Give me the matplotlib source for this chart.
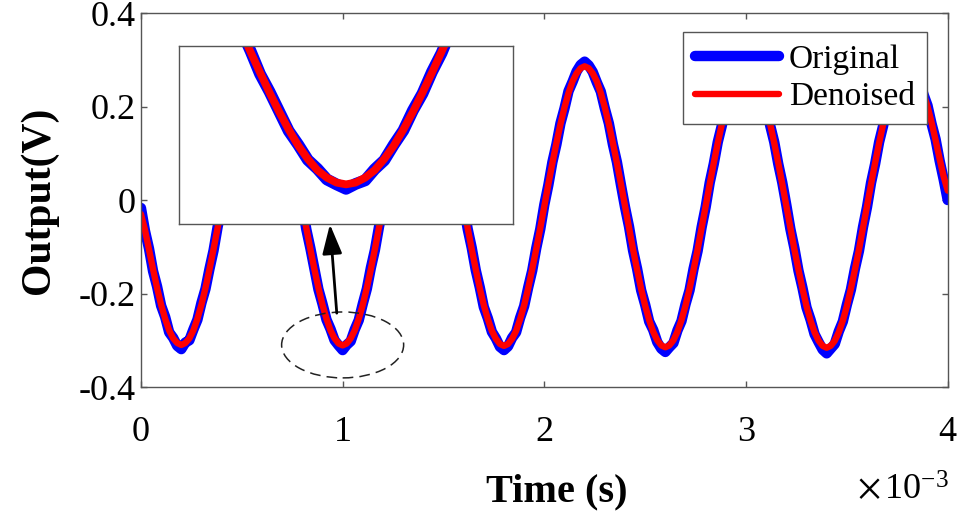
import numpy as np
import matplotlib.pyplot as plt
from matplotlib.patches import Ellipse

plt.rcParams['font.family'] = ['Liberation Serif', 'DejaVu Serif']
plt.rcParams['mathtext.fontset'] = 'stix'

# sample times (s), 0.02 ms spacing
time = np.linspace(0, 4e-3, 201)

# denoised output (V)
denoised = [
    -0.030, -0.064, -0.106, -0.148, -0.188, -0.224, -0.254, -0.279, -0.296, -0.306,
    -0.310, -0.306, -0.296, -0.279, -0.254, -0.224, -0.188, -0.148, -0.105, -0.060,
    -0.013, 0.034, 0.079, 0.122, 0.162, 0.198, 0.228, 0.253, 0.270, 0.281,
    0.285, 0.281, 0.270, 0.253, 0.228, 0.198, 0.162, 0.122, 0.079, 0.034,
    -0.013, -0.060, -0.105, -0.148, -0.188, -0.224, -0.254, -0.279, -0.296, -0.307,
    -0.311, -0.307, -0.296, -0.279, -0.254, -0.224, -0.188, -0.148, -0.105, -0.060,
    -0.013, 0.034, 0.079, 0.122, 0.162, 0.198, 0.228, 0.253, 0.270, 0.281,
    0.285, 0.281, 0.270, 0.253, 0.228, 0.198, 0.162, 0.122, 0.079, 0.034,
    -0.013, -0.060, -0.105, -0.148, -0.189, -0.225, -0.255, -0.280, -0.297, -0.308,
    -0.312, -0.308, -0.297, -0.280, -0.255, -0.225, -0.189, -0.148, -0.105, -0.060,
    -0.013, 0.034, 0.079, 0.122, 0.162, 0.198, 0.229, 0.254, 0.271, 0.282,
    0.286, 0.282, 0.271, 0.254, 0.229, 0.198, 0.162, 0.122, 0.079, 0.034,
    -0.013, -0.060, -0.106, -0.149, -0.190, -0.226, -0.257, -0.282, -0.300, -0.311,
    -0.315, -0.311, -0.300, -0.282, -0.257, -0.226, -0.190, -0.149, -0.106, -0.060,
    -0.013, 0.034, 0.079, 0.122, 0.162, 0.198, 0.228, 0.253, 0.270, 0.281,
    0.285, 0.281, 0.270, 0.253, 0.228, 0.198, 0.162, 0.122, 0.079, 0.034,
    -0.013, -0.060, -0.106, -0.149, -0.190, -0.227, -0.258, -0.283, -0.301, -0.312,
    -0.316, -0.312, -0.301, -0.283, -0.258, -0.227, -0.190, -0.149, -0.106, -0.060,
    -0.013, 0.034, 0.079, 0.122, 0.162, 0.198, 0.228, 0.253, 0.270, 0.281,
    0.285, 0.281, 0.270, 0.253, 0.228, 0.200, 0.166, 0.128, 0.088, 0.050,
    0.020,
]

# original (noisy) output (V)
original = [
    -0.017, -0.066, -0.104, -0.152, -0.185, -0.226, -0.250, -0.283, -0.295, -0.312,
    -0.319, -0.305, -0.300, -0.277, -0.256, -0.220, -0.190, -0.147, -0.108, -0.058,
    -0.015, 0.037, 0.078, 0.125, 0.160, 0.200, 0.225, 0.255, 0.276, 0.287,
    0.294, 0.286, 0.268, 0.255, 0.225, 0.200, 0.160, 0.125, 0.077, 0.037,
    -0.011, -0.063, -0.103, -0.147, -0.191, -0.222, -0.256, -0.276, -0.300, -0.311,
    -0.321, -0.310, -0.302, -0.277, -0.257, -0.222, -0.190, -0.145, -0.107, -0.058,
    -0.016, 0.036, 0.077, 0.125, 0.159, 0.199, 0.231, 0.251, 0.274, 0.285,
    0.293, 0.288, 0.272, 0.250, 0.230, 0.196, 0.165, 0.120, 0.081, 0.031,
    -0.011, -0.062, -0.102, -0.150, -0.187, -0.229, -0.253, -0.282, -0.296, -0.314,
    -0.321, -0.313, -0.295, -0.283, -0.252, -0.227, -0.187, -0.151, -0.103, -0.062,
    -0.010, 0.032, 0.081, 0.119, 0.164, 0.196, 0.233, 0.253, 0.275, 0.289,
    0.296, 0.288, 0.274, 0.252, 0.232, 0.196, 0.164, 0.119, 0.081, 0.032,
    -0.015, -0.057, -0.108, -0.147, -0.193, -0.224, -0.260, -0.278, -0.304, -0.318,
    -0.325, -0.315, -0.306, -0.279, -0.259, -0.223, -0.193, -0.147, -0.109, -0.058,
    -0.015, 0.037, 0.077, 0.124, 0.159, 0.200, 0.226, 0.256, 0.275, 0.285,
    0.294, 0.287, 0.267, 0.256, 0.226, 0.200, 0.159, 0.124, 0.077, 0.037,
    -0.011, -0.062, -0.103, -0.151, -0.188, -0.230, -0.256, -0.287, -0.304, -0.320,
    -0.328, -0.318, -0.308, -0.281, -0.260, -0.224, -0.192, -0.147, -0.109, -0.058,
    -0.015, 0.037, 0.077, 0.124, 0.159, 0.200, 0.226, 0.257, 0.274, 0.288,
    0.294, 0.285, 0.268, 0.256, 0.226, 0.202, 0.163, 0.130, 0.084, 0.044,
    0.000,
]

x_ticks = [0, 1e-3, 2e-3, 3e-3, 4e-3]
x_tick_labels = ['0', '1', '2', '3', '4']
y_ticks = [-0.4, -0.2, 0, 0.2, 0.4]
y_tick_labels = ['-0.4', '-0.2', '0', '0.2', '0.4']

edge = '#555555'
blue_lw = 7.5
red_lw = 4.6

fig = plt.figure(figsize=(9.72, 5.13), dpi=100)
ax = fig.add_axes([0.145, 0.2456, 0.830, 0.729])

ax.plot(time, original, color='blue', lw=blue_lw, solid_capstyle='round',
        solid_joinstyle='round', label='Original')
ax.plot(time, denoised, color='red', lw=red_lw, solid_capstyle='round',
        solid_joinstyle='round', label='Denoised')

ax.set_xlim(0, 4e-3)
ax.set_ylim(-0.4, 0.4)
ax.set_xticks(x_ticks)
ax.set_xticklabels(x_tick_labels)
ax.set_yticks(y_ticks)
ax.set_yticklabels(y_tick_labels)
ax.tick_params(direction='in', length=4, width=1, color=edge, labelsize=26,
               top=True, right=True)
ax.tick_params(axis='x', pad=21)
ax.tick_params(axis='y', pad=4)
for s in ax.spines.values():
    s.set_color(edge)
    s.set_linewidth(1)

ax.set_xlabel('Time (s)', fontsize=29, fontweight='bold')
ax.set_ylabel('Output(V)', fontsize=30, fontweight='bold')
ax.xaxis.set_label_coords(0.515, -0.232)
ax.yaxis.set_label_coords(-0.103, 0.5)

fig.text(857 / 972, 1 - 499 / 513, r'$\times\,\mathregular{10^{-3}}$',
         fontsize=26, ha='left', va='baseline')

# dashed ellipse around the zoomed minimum, arrow to the inset
ax.add_patch(Ellipse((1.0e-3, -0.310), 0.605e-3, 0.141, fill=False,
                     edgecolor='#222222', lw=1.1, linestyle=(0, (7, 4)), zorder=5))
ax.annotate('', xy=(0.937e-3, -0.052), xytext=(0.971e-3, -0.242),
            arrowprops=dict(arrowstyle='-|>,head_length=0.6,head_width=0.2',
                            color='black', lw=2, mutation_scale=30,
                            shrinkA=0, shrinkB=0), zorder=6)

leg = ax.legend(loc='upper right', bbox_to_anchor=(0.974, 0.949), borderaxespad=0,
                fontsize=24, frameon=True, fancybox=False, framealpha=1,
                edgecolor=edge, handlelength=2.5, handletextpad=0.3,
                labelspacing=0.22, borderpad=0.36)
leg.get_frame().set_linewidth(1)

# inset zoom of the minimum near 1 ms
axins = fig.add_axes([0.184, 0.5634, 0.344, 0.347], zorder=10)
axins.plot(time, original, color='blue', lw=blue_lw + 1, solid_capstyle='round',
           solid_joinstyle='round')
axins.plot(time, denoised, color='red', lw=red_lw + 1, solid_capstyle='round',
           solid_joinstyle='round')
axins.set_xlim(0.65e-3, 1.35e-3)
axins.set_ylim(-0.4, 0)
axins.set_xticks([])
axins.set_yticks([])
axins.set_facecolor('white')
for s in axins.spines.values():
    s.set_color(edge)
    s.set_linewidth(1)

fig.savefig('out.png', dpi=100)
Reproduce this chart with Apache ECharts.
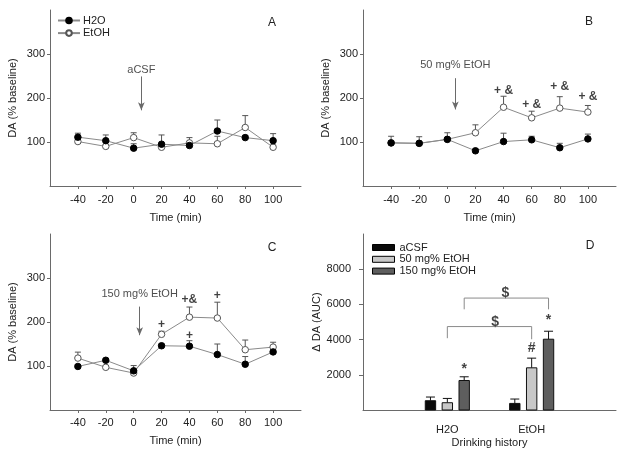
<!DOCTYPE html>
<html><head><meta charset="utf-8">
<script src="https://cdn.jsdelivr.net/npm/echarts@6/dist/echarts.min.js"></script>
<style>html,body{margin:0;padding:0;background:#fff}#c{width:624px;height:456px}</style>
</head><body><div id="c"></div>
<script>
// ---------- data ----------
const timeTicks = [-40, -20, 0, 20, 40, 60, 80, 100];
const pctTicks = [100, 200, 300];
const aucTicks = [2000, 4000, 6000, 8000];
const groups = ['H2O', 'EtOH'];

const A_h2o      = [111, 103, 86, 95, 92, 125, 110, 103];
const A_h2o_err  = [9, 13, 10, 21, 5, 25, 5, 16];
const A_etoh     = [101, 90, 110, 88, 98, 96, 133, 88];
const A_etoh_err = [4, 4, 11, 5, 12, 17, 27, 5];

const B_h2o      = [98, 97, 106, 80, 101, 105, 87, 107];
const B_h2o_err  = [4, 3, 4, 4, 19, 8, 10, 11];
const B_etoh     = [98, 97, 106, 121, 179, 155, 177, 168];
const B_etoh_err = [15, 15, 15, 18, 25, 15, 26, 15];

const C_h2o      = [99, 113, 89, 146, 145, 126, 104, 132];
const C_h2o_err  = [4, 3, 12, 4, 12.5, 24, 17.5, 6];
const C_etoh     = [118, 97, 84, 172, 211, 209, 137, 143];
const C_etoh_err = [13.5, 4, 6, 7, 23, 36, 22, 11];

const D_acsf     = [527, 374];
const D_acsf_err = [209, 249];
const D_50       = [413, 2397];
const D_50_err   = [244, 549];
const D_150      = [1677, 4022];
const D_150_err  = [210, 454];
const doseNames = ['aCSF', '50 mg% EtOH', '150 mg% EtOH'];

// annotations (data coordinates)
const annB = [[40, 217, '+ &'], [60, 185, '+ &'], [80, 225, '+ &'], [100, 204, '+ &']];
const annC = [[20, 194, '+'], [40, 251, '+&'], [60, 259, '+'], [40, 170, '+']];
const annD = [[1.2, 2300, '*'], [2.0, 3500, '#'], [2.2, 5100, '*'], [1.688, 6650, '$'], [1.566, 4970, '$']];
const arrows = [
  {text: 'aCSF', x: 5.5, top: 249, tip: 172, labelY: 263},
  {text: '50 mg% EtOH', x: 5.7, top: 245, tip: 174, labelY: 274},
  {text: '150 mg% EtOH', x: 4.3, top: 235, tip: 170, labelY: 264}
];
// brackets: [xLeft, xRight, yTop, yLeftEnd, yRightEnd]
const brackets = [[1.0, 2.0, 4740, 4080, 4020], [1.2, 2.2, 6360, 5720, 5720]];

// ---------- styling ----------
const FONT = "'Liberation Sans', Arial, sans-serif";
const TXT = '#222';
const AX = '#6a6a6a';
const grids = [
  {left: 50, top: 10, width: 251, height: 176},
  {left: 363, top: 10, width: 253, height: 176},
  {left: 50, top: 234, width: 251, height: 176},
  {left: 363, top: 234, width: 253, height: 176}
];

function timeAxis(gi, labelMargin, nameGap) {
  return {
    type: 'value', gridIndex: gi, min: -60, max: 120,
    name: 'Time (min)', nameLocation: 'middle', nameGap: nameGap,
    nameTextStyle: {fontFamily: FONT, fontSize: 11, color: TXT},
    axisLine: {show: true, onZero: false, lineStyle: {color: AX, width: 1}},
    axisTick: {show: true, length: 3, lineStyle: {color: AX}, customValues: timeTicks},
    axisLabel: {fontFamily: FONT, fontSize: 11, color: TXT, margin: labelMargin, customValues: timeTicks},
    splitLine: {show: false}
  };
}
function pctAxis(gi) {
  return {
    type: 'value', gridIndex: gi, min: 0, max: 400,
    name: 'DA (% baseline)', nameLocation: 'middle', nameGap: 32, nameRotate: 90,
    nameTextStyle: {fontFamily: FONT, fontSize: 11, color: TXT},
    axisLine: {show: true, onZero: false, lineStyle: {color: AX, width: 1}},
    axisTick: {show: true, length: 3, lineStyle: {color: AX}, customValues: pctTicks},
    axisLabel: {fontFamily: FONT, fontSize: 11, color: TXT, margin: 5, customValues: pctTicks},
    splitLine: {show: false}
  };
}

const xAxes = [
  timeAxis(0, 8, 26), timeAxis(1, 8, 26), timeAxis(2, 7, 25),
  {
    type: 'value', gridIndex: 3, min: 0, max: 3,
    name: 'Drinking history', nameLocation: 'middle', nameGap: 27,
    nameTextStyle: {fontFamily: FONT, fontSize: 11, color: TXT},
    axisLine: {show: true, onZero: false, lineStyle: {color: AX, width: 1}},
    axisTick: {show: false},
    axisLabel: {fontFamily: FONT, fontSize: 11, color: TXT, margin: 14, customValues: [1, 2],
      formatter: v => groups[Math.round(v) - 1] || ''},
    splitLine: {show: false}
  }
];
const yAxes = [
  pctAxis(0), pctAxis(1), pctAxis(2),
  {
    type: 'value', gridIndex: 3, min: 0, max: 10000,
    name: 'Δ DA (AUC)', nameLocation: 'middle', nameGap: 30, nameRotate: 90,
    nameTextStyle: {fontFamily: FONT, fontSize: 11, color: TXT},
    axisLine: {show: true, onZero: false, lineStyle: {color: AX, width: 1}},
    axisTick: {show: true, length: 4, lineStyle: {color: AX}, customValues: aucTicks},
    axisLabel: {fontFamily: FONT, fontSize: 11, color: TXT, margin: 12, customValues: aucTicks,
      formatter: v => String(v)},
    splitLine: {show: false}
  }
];

const series = [];
function errSeries(gi, vals, errs, capHalf) {
  return {
    type: 'custom', xAxisIndex: gi, yAxisIndex: gi, silent: true, z: 1,
    data: vals.map((v, i) => [timeTicks[i], v, errs[i]]),
    renderItem: function (params, api) {
      const x = api.value(0), y = api.value(1), e = api.value(2);
      const p0 = api.coord([x, y]), p1 = api.coord([x, y + e]);
      const st = {stroke: '#555', lineWidth: 1};
      return {type: 'group', children: [
        {type: 'line', shape: {x1: p0[0], y1: p0[1], x2: p1[0], y2: p1[1]}, style: st},
        {type: 'line', shape: {x1: p1[0] - capHalf, y1: p1[1], x2: p1[0] + capHalf, y2: p1[1]}, style: st}
      ]};
    }
  };
}
function lineSeries(gi, name, vals, filled) {
  return {
    type: 'line', name: name, xAxisIndex: gi, yAxisIndex: gi, z: 3,
    data: vals.map((v, i) => [timeTicks[i], v]),
    symbol: 'circle', symbolSize: 6.5,
    showAllSymbol: true,
    itemStyle: filled ? {color: '#000', borderColor: '#000', borderWidth: 1}
                      : {color: '#fff', borderColor: '#555', borderWidth: 1},
    lineStyle: {color: '#8a8a8a', width: 1},
    emphasis: {disabled: true}, animation: false
  };
}
function annSeries(gi, list, fontSize, bold) {
  return {
    type: 'scatter', xAxisIndex: gi, yAxisIndex: gi, silent: true, symbolSize: 0, z: 5,
    data: list.map(a => ({value: [a[0], a[1]], name: a[2]})),
    label: {show: true, position: 'inside', formatter: '{b}', fontFamily: FONT, fontSize: fontSize,
      fontWeight: bold ? 'bold' : 'normal', color: '#111'}
  };
}
function arrowSeries(gi, ar) {
  return {
    type: 'scatter', xAxisIndex: gi, yAxisIndex: gi, silent: true, symbolSize: 0, z: 5,
    data: [{value: [ar.x, ar.labelY], name: ar.text}],
    label: {show: true, position: 'inside', formatter: '{b}', fontFamily: FONT, fontSize: 11, color: TXT},
    markLine: {
      silent: true, symbol: ['none', 'arrow'], symbolSize: [5, 8], animation: false,
      lineStyle: {color: '#6a6a6a', width: 1, type: 'solid'}, label: {show: false},
      emphasis: {disabled: true},
      data: [[{coord: [ar.x, ar.top]}, {coord: [ar.x, ar.tip]}]]
    }
  };
}

const panels = [
  [A_h2o, A_h2o_err, A_etoh, A_etoh_err],
  [B_h2o, B_h2o_err, B_etoh, B_etoh_err],
  [C_h2o, C_h2o_err, C_etoh, C_etoh_err]
];
panels.forEach((p, gi) => {
  series.push(errSeries(gi, p[0], p[1], 3));
  series.push(errSeries(gi, p[2], p[3], 3));
  series.push(lineSeries(gi, 'EtOH', p[2], false));
  series.push(lineSeries(gi, 'H2O', p[0], true));
  series.push(arrowSeries(gi, arrows[gi]));
});
series.push(annSeries(1, annB, 12, true));
series.push(annSeries(2, annC, 12, true));

// panel D bars
const doseVals = [[D_acsf, D_acsf_err], [D_50, D_50_err], [D_150, D_150_err]];
const doseColors = ['#0a0a0a', '#c8c8c8', '#5e5e5e'];
const offsets = [-0.2, 0, 0.2];
const barW = 0.123;
doseVals.forEach((dv, k) => {
  series.push({
    type: 'custom', name: doseNames[k], xAxisIndex: 3, yAxisIndex: 3, silent: true, z: 2,
    itemStyle: {color: doseColors[k], borderColor: '#000', borderWidth: 1},
    data: dv[0].map((v, i) => [i + 1, v, dv[1][i]]),
    renderItem: function (params, api) {
      const g = api.value(0) + offsets[k], v = api.value(1), e = api.value(2);
      const tl = api.coord([g - barW / 2, v]);
      const br = api.coord([g + barW / 2, 0]);
      const c = api.coord([g, v]);
      const t = api.coord([g, v + e]);
      const st = {stroke: '#111', lineWidth: 1};
      return {type: 'group', children: [
        {type: 'line', shape: {x1: c[0], y1: c[1], x2: t[0], y2: t[1]}, style: st},
        {type: 'line', shape: {x1: t[0] - 4.5, y1: t[1], x2: t[0] + 4.5, y2: t[1]}, style: st},
        {type: 'rect', shape: {x: tl[0], y: tl[1], width: br[0] - tl[0], height: br[1] - tl[1]},
          style: {fill: doseColors[k], stroke: '#111', lineWidth: 1}}
      ]};
    }
  });
});
series.push({
  type: 'custom', xAxisIndex: 3, yAxisIndex: 3, silent: true, z: 2,
  data: brackets,
  renderItem: function (params, api) {
    const a = api.coord([api.value(0), api.value(3)]);
    const b = api.coord([api.value(0), api.value(2)]);
    const c = api.coord([api.value(1), api.value(2)]);
    const d = api.coord([api.value(1), api.value(4)]);
    return {type: 'polyline', shape: {points: [a, b, c, d]}, style: {stroke: '#8a8a8a', lineWidth: 1, fill: null}};
  }
});
series.push(annSeries(3, annD, 14, true));

const option = {
  animation: false,
  backgroundColor: '#fff',
  grid: grids,
  xAxis: xAxes,
  yAxis: yAxes,
  legend: [
    {data: ['H2O', 'EtOH'], orient: 'vertical', left: 57, top: 15, itemWidth: 22, itemHeight: 7,
      itemGap: 1.6, selectedMode: false, padding: 0,
      textStyle: {fontFamily: FONT, fontSize: 11, color: TXT, lineHeight: 10, padding: [0, 0, 0, -2]}},
    {data: doseNames, orient: 'vertical', left: 372, top: 242, itemWidth: 22, itemHeight: 6,
      itemGap: 0.8, selectedMode: false, padding: 0, icon: 'rect',
      itemStyle: {borderColor: '#000', borderWidth: 1},
      textStyle: {fontFamily: FONT, fontSize: 11, color: TXT, lineHeight: 10}}
  ],
  graphic: [
    {type: 'text', x: 272, y: 23, style: {text: 'A', font: '12px ' + FONT, fill: TXT, textAlign: 'center', textVerticalAlign: 'middle'}},
    {type: 'text', x: 589, y: 22, style: {text: 'B', font: '12px ' + FONT, fill: TXT, textAlign: 'center', textVerticalAlign: 'middle'}},
    {type: 'text', x: 272, y: 248, style: {text: 'C', font: '12px ' + FONT, fill: TXT, textAlign: 'center', textVerticalAlign: 'middle'}},
    {type: 'text', x: 590, y: 246, style: {text: 'D', font: '12px ' + FONT, fill: TXT, textAlign: 'center', textVerticalAlign: 'middle'}}
  ],
  series: series
};
const chart = echarts.init(document.getElementById('c'), null, {renderer: 'canvas'});
chart.setOption(option);
</script>
</body></html>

§ Exercise: Make an exact copy of the lines from the top of the material through the line with "time = np.linspace(0, 4e-3, 201)", pictures excluded.

§ Full answer:
Give me the matplotlib source for this chart.
import numpy as np
import matplotlib.pyplot as plt
from matplotlib.patches import Ellipse

plt.rcParams['font.family'] = ['Liberation Serif', 'DejaVu Serif']
plt.rcParams['mathtext.fontset'] = 'stix'

# sample times (s), 0.02 ms spacing
time = np.linspace(0, 4e-3, 201)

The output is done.